La rana si trova bene nell’acqua tiepida, mentre là fuori è freddo. Tanto bene l’acqua è tiepida, tanto meno scotta, tanto più la rana sarà invogliata a rimanere nel bagno, inconsapevole che di lì a poco sarà carne bollita. La mediocrità è una trappola subdola, perché l’uomo è essere infinitamente adattabile. E se l’adattamento è sufficientemente lento, risulta impercettibile.

I meccanismi automatici di protezione dal dolore scattano dalla limitatezza dell’ego umano, che si considera sempre povero e cerca solo di proteggere quello che ha. Una mentalità della scarsità impedisce di prendere rischi (rischi calcolati, beninteso), di perdere un po’ di sicurezza e anche di felicità oggi per conquistare qualcosa di migliore domani. Perché si può fallire. Anzi, si fallirà di sicuro. Per l’ego è meglio andare incontro a una morte certa (l’acqua bollente) che sembra un dolce sonno piuttosto che saltare fuori e provare dolore, insicurezza, solitudine, subito.

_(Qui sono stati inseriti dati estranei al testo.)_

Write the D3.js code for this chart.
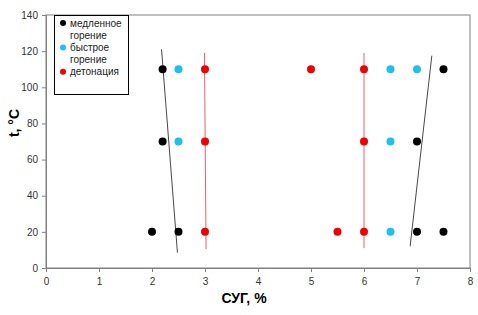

La mentalità dell’abbondanza implica invece la comprensione di un concetto che già gli stoici e i buddisti avevano riconosciuto: l’uomo è più delle proprie emozioni, è più anche dei propri pensieri. Il cervello è una stupida massa di carne che ti tenderà una trappola dietro l’altra; sta a te conoscere e amare il tuo nemico. Per Abramo Isacco era tutto. Era la discendenza che Adonai gli aveva promesso. Era il figlio insperato concepito a tardissima età; sarebbe stato impossibile averne un altro. Eppure non ha paura di perdere quello che ha. Si fida che se Adonai vuole togliergli Isacco, sarà per dargli qualcosa di migliore. Crede nelle infinite possibilità che si aprono a chi ha voglia e coraggio di rinunciare a se stesso.

E così facendo, vince.

L’angelo del SIGNORE chiamò dal cielo Abraamo una seconda volta, e disse: «Io giuro per me stesso, dice il SIGNORE, che, siccome tu hai fatto questo e non mi hai rifiutato tuo figlio, l’unico tuo, io ti colmerò di benedizioni e moltiplicherò la tua discendenza come le stelle del cielo e come la sabbia che è sul lido del mare; e la tua discendenza s’impadronirà delle città dei suoi nemici.